MikeSFNM said:
"Major":
What makes it sad is that many of these anti-Latino comments come from the grandchildren and great-grandchildren of immigrants who suffered the same kind of abuse: hard work at low pay and long hours; living in crowded tenements and low-grade housing; discrimination in schools and workplace. Children were beaten for speaking foreign languages on the school grounds-- I kid you not!
Then they were called with epithets -- Kraut, Bohunk, Dago, Frog, Greaser, etc.
I generally agree with most of what you wrote in this article except for this. This sounds like a candidate for the smallest violin in the world. Wah! Wah! Life is so tough ... people are so prejudiced ... a colored man can't get ahead in the white man's world. None of this stuff means SQUAT ... it is ALL about what you think about yourself and how you treat others. If you get a good education, take advantage of what this country offers, be a nice, polite person and not go around with a chip on your shoulder thinking someone owes you a living, then everything will be alright.

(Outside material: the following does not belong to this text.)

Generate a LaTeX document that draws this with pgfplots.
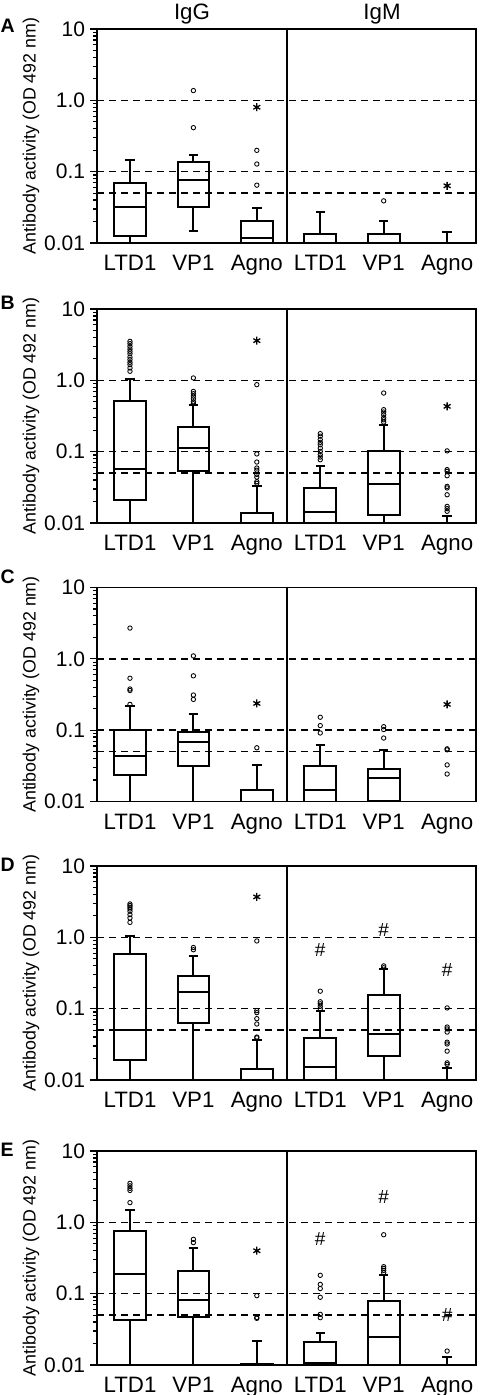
\documentclass[border=0pt]{standalone}
\usepackage{fontspec}
\setmainfont{Liberation Sans}
\usepackage{pgfplots}
\pgfplotsset{compat=1.18}
\usepgfplotslibrary{statistics}

\newcommand{\hashsym}{\fontsize{19}{20}\selectfont\#}
\pgfplotsset{
  panel/.style={
    width=379pt, height=214pt, scale only axis, anchor=south west,
    xmin=0.485, xmax=6.46, ymin=0.01, ymax=10,
    ytick={0.01,0.1,1,10}, yticklabels={0.01,0.1,1.0,10},
    minor ytick={0.02,0.03,0.04,0.05,0.06,0.07,0.08,0.09,0.2,0.3,0.4,0.5,0.6,0.7,0.8,0.9,2,3,4,5,6,7,8,9},
    xtick={1,2,3,4,5,6}, xticklabels={LTD1,VP1,Agno,LTD1,VP1,Agno},
    ytick pos=left, xtick pos=bottom, tick align=outside,
    major tick length=7pt, minor tick length=4.5pt,
    x tick style={draw=none},
    every tick/.style={black, line width=1.2pt},
    axis line style={line width=1.8pt},
    yticklabel style={font=\fontsize{21}{24}\selectfont, anchor=east, inner sep=0pt, xshift=-5pt},
    xticklabel style={font=\fontsize{22.3}{24}\selectfont, anchor=north, inner sep=0pt, yshift=-5pt},
    ylabel={Antibody activity (OD 492 nm)},
    ylabel style={at={(axis description cs:-0.197,0.5)}, anchor=north, font=\fontsize{17.8}{20}\selectfont, inner sep=0pt},
  },
  bxs/.style={black, line width=2pt, solid, boxplot/draw direction=y, boxplot/box extend=0.5, boxplot/whisker extend=0.15},
  outl/.style={only marks, mark=o, mark size=2.2pt, black, line width=0.85pt},
  astr/.style={only marks, mark=asterisk, mark size=4pt, black, line width=1.3pt},
  hsh/.style={only marks, mark=text, text mark={\hashsym}, black},
  dsh/.style={black, line width=1.6pt, dash pattern=on 7pt off 5pt},
}
\newcommand{\bx}[6]{\addplot[bxs, boxplot prepared={draw position=#1, lower whisker=#2, lower quartile=#3, median=#4, upper quartile=#5, upper whisker=#6}] coordinates {};}
\newcommand{\refl}{%
  \addplot[dsh] coordinates {(0.485,1) (6.46,1)};
  \addplot[dsh] coordinates {(0.485,0.1) (6.46,0.1)};
  \addplot[dsh] coordinates {(0.485,0.05) (6.46,0.05)};
  \addplot[black, line width=1.8pt] coordinates {(3.47,0.01) (3.47,10)};}

\begin{document}
\begin{tikzpicture}
\useasboundingbox (0pt,0pt) rectangle (480pt,-1395pt);

% ---------------- A
\begin{axis}[ymode=log, panel, at={(97.3pt,-243pt)}]
\refl
\bx{1}{0.005}{0.0127}{0.032}{0.070}{0.147}
\bx{2}{0.0146}{0.032}{0.0753}{0.138}{0.171}
\bx{3}{0.004}{0.006}{0.0119}{0.0204}{0.0314}
\bx{4}{0.004}{0.005}{0.006}{0.0132}{0.0276}
\bx{5}{0.004}{0.005}{0.006}{0.0132}{0.0204}
\bx{6}{0.002}{0.003}{0.004}{0.005}{0.0143}
\addplot[outl] coordinates {(2,1.37) (2,0.414) (3,0.199) (3,0.128) (3,0.0647) (5,0.039)};
\addplot[astr] coordinates {(3,0.80) (6,0.0634)};
\end{axis}

% ---------------- B
\begin{axis}[ymode=log, panel, at={(97.3pt,-523pt)}]
\refl
\bx{1}{0.004}{0.0212}{0.0578}{0.519}{1.04}
\bx{2}{0.004}{0.0536}{0.1125}{0.222}{0.456}
\bx{3}{0.003}{0.004}{0.005}{0.0138}{0.0334}
\bx{4}{0.004}{0.005}{0.0141}{0.0306}{0.0637}
\bx{5}{0.004}{0.0131}{0.0356}{0.103}{0.239}
\bx{6}{0.002}{0.003}{0.004}{0.005}{0.0127}
\addplot[outl] coordinates {(1,3.52) (1,3.27) (1,3.0) (1,2.75) (1,2.55) (1,2.36) (1,2.12) (1,1.95) (1,1.79) (1,1.66) (1,1.49) (1,1.34)
 (2,1.08) (2,0.70) (2,0.65) (2,0.60) (2,0.55) (2,0.50) (2,0.47)
 (3,0.87) (3,0.093) (3,0.0716) (3,0.059) (3,0.055) (3,0.048) (3,0.044) (3,0.038) (3,0.036)
 (4,0.179) (4,0.165) (4,0.148) (4,0.135) (4,0.125) (4,0.112) (4,0.101) (4,0.091) (4,0.084) (4,0.077)
 (5,0.664) (5,0.388) (5,0.36) (5,0.33) (5,0.30) (5,0.28) (5,0.26)
 (6,0.1026) (6,0.056) (6,0.053) (6,0.046) (6,0.0326) (6,0.031) (6,0.0249) (6,0.0171) (6,0.0159) (6,0.0146)};
\addplot[astr] coordinates {(3,3.6) (6,0.432)};
\end{axis}

% ---------------- C
\begin{axis}[ymode=log, panel, at={(97.3pt,-801.5pt)}]
\refl
\bx{1}{0.004}{0.0233}{0.0432}{0.102}{0.22}
\bx{2}{0.004}{0.0312}{0.0675}{0.0944}{0.171}
\bx{3}{0.003}{0.004}{0.005}{0.0145}{0.0326}
\bx{4}{0.004}{0.005}{0.0146}{0.0312}{0.0612}
\bx{5}{0.0102}{0.0102}{0.0211}{0.0283}{0.052}
\addplot[outl] coordinates {(1,2.70) (1,0.535) (1,0.378) (1,0.36) (1,0.23)
 (2,1.10) (2,0.578) (2,0.311) (2,0.27)
 (3,0.0567)
 (4,0.152) (4,0.116) (4,0.0914)
 (5,0.112) (5,0.102) (5,0.0776)
 (6,0.0548) (6,0.053) (6,0.0326) (6,0.0243)};
\addplot[astr] coordinates {(3,0.237) (6,0.23)};
\end{axis}

% ---------------- D
\begin{axis}[ymode=log, panel, at={(97.3pt,-1080pt)}]
\refl
\bx{1}{0.004}{0.0191}{0.0496}{0.58}{1.05}
\bx{2}{0.004}{0.0637}{0.171}{0.287}{0.555}
\bx{3}{0.003}{0.004}{0.005}{0.0145}{0.0359}
\bx{4}{0.004}{0.005}{0.0153}{0.0383}{0.092}
\bx{5}{0.004}{0.0218}{0.0441}{0.158}{0.356}
\bx{6}{0.002}{0.003}{0.004}{0.005}{0.0148}
\addplot[outl] coordinates {(1,2.94) (1,2.80) (1,2.65) (1,2.5) (1,2.32) (1,2.08) (1,1.87) (1,1.62)
 (2,0.72) (2,0.67)
 (3,0.89) (3,0.094) (3,0.088) (3,0.0725) (3,0.061) (3,0.040) (3,0.039)
 (4,0.176) (4,0.125) (4,0.117) (4,0.108) (4,0.0995)
 (5,0.398) (5,0.375)
 (6,0.1025) (6,0.0553) (6,0.052) (6,0.047) (6,0.0339) (6,0.032) (6,0.0254) (6,0.0174) (6,0.0165)};
\addplot[astr] coordinates {(3,3.69)};
\addplot[hsh] coordinates {(4,0.667) (5,1.25) (6,0.348)};
\end{axis}

% ---------------- E
\begin{axis}[ymode=log, panel, at={(97.3pt,-1365pt)}]
\refl
\bx{1}{0.004}{0.0427}{0.187}{0.756}{1.49}
\bx{2}{0.004}{0.0476}{0.0815}{0.21}{0.442}
\bx{3}{0.003}{0.004}{0.005}{0.0104}{0.0219}
\bx{4}{0.004}{0.005}{0.0106}{0.0208}{0.0284}
\bx{5}{0.004}{0.005}{0.0249}{0.080}{0.181}
\bx{6}{0.002}{0.003}{0.004}{0.005}{0.0128}
\addplot[outl] coordinates {(1,3.52) (1,3.25) (1,3.0) (1,2.8) (1,1.89)
 (2,0.578) (2,0.52)
 (3,0.0938) (3,0.0465) (3,0.0451)
 (4,0.181) (4,0.135) (4,0.118) (4,0.089) (4,0.0513) (4,0.0461)
 (5,0.67) (5,0.239) (5,0.226) (5,0.212) (5,0.197)
 (6,0.0157)};
\addplot[astr] coordinates {(3,0.40)};
\addplot[hsh] coordinates {(4,0.578) (5,2.29) (6,0.0502)};
\end{axis}

\begin{scope}[every node/.style={inner sep=0pt, anchor=base west, font=\bfseries\fontsize{19.5}{22}\selectfont}]
\node at (0.5pt,-32pt) {A};
\node at (0.5pt,-309pt) {B};
\node at (0.5pt,-583pt) {C};
\node at (0.5pt,-871pt) {D};
\node at (0.5pt,-1156pt) {E};
\end{scope}
\node[inner sep=0pt, anchor=base, font=\fontsize{22.3}{24}\selectfont] at (192pt,-19pt) {IgG};
\node[inner sep=0pt, anchor=base, font=\fontsize{22.3}{24}\selectfont] at (382pt,-19pt) {IgM};
\end{tikzpicture}
\end{document}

Oh, and lest you think I am just some insensitive conservative person, I'm not. I grew up in one of those very same homes you described along with a parish full of kids just like myself. I have a good life and it doesn't particularly bother me if people might not care for my foreign background. Again, it's all about what you think about yourself.
We have to stop with this whiny talk about people being victims and hate, and "hate crimes", because some people really buy into this stuff. All this sort of mentality does is hold people back.
MikeSFNM said:
Why were and are they no threat? Any sociologist or anthropologist will tell you that the first generation, the immigrants, tend to move to the same cities or areas of the country, to be among people and ways of living that are familiar to them. They continue to speak their language, maintain their customs, and keep in touch with the Old Country as much as they can. The foreign language is spoken in the home and the immigrants learn English as they can, some more, some less, some not at all.
But their children go to school and learn English, and they make friends who speak English, and they are fascinated with American ways especially youthful ways of life. They speak the foreign language with their parents and elders and often act as a bridge between their parents and relatives and friends and the American culture. They are brought up by their parents and friends in the Old Country ways and language. That is all their parents know, but the kids are learning quickly to become Americans, and they speak English well and often without accent.
By the time they are grown and marry and start families, they tend to raise their children to speak English, and these children, the immigrants' grandchildren, are thoroughly acculturated to the American culture and prefer to speak English, even if they have mastery of the foreign language.
MikeSFNM
I have mixed feelings on the subject. English was a second language in our home. I went to elementary school not knowing much English except for what I saw on Bugs Bunny. I had to see the speech therapist until 4th grade to get rid of my eastern European accent. I still had a little bit of my accent through my teens but now speak am excellent in speech ... but have a horrible accent in my native tongue.
My pattern pretty much follows what you wrote above, except my people usually ended up in the same towns as their relatives. We spoke our language probably through college at home ... but now are primarily english speakers, even with the parents. Most of the people in my parish are very productive citizens, have their houses paid for, don't carry a lot of debt, and nobody I know of is on welfare or public assistance except for temporary unemployment or if they have some kind of debilitating medical condition.
Our working class parish back home is full of factory workers, tailors, construction workers, auto mechanics, restaurant owners (not exactly people who hob-nob with the Tafts), but there are several doctors, lawyers and educated professionals among their children. There are a few trouble-makers, but an above-average, actually way above-average (I would say 50 or 60%), number of their children get college and graduate degrees.
Anyway, bottom line is don't hate the Mexicans. They are good Christian people and most of them are hard-working, family oriented.
If you want to hate a group of immigrants, hate the Somalis. In any city where they are large in number, they flood the court system with their bad behavior. Go to any courthouse and look and see how many of them you find. The prosecutors hate them. They are completely lawless.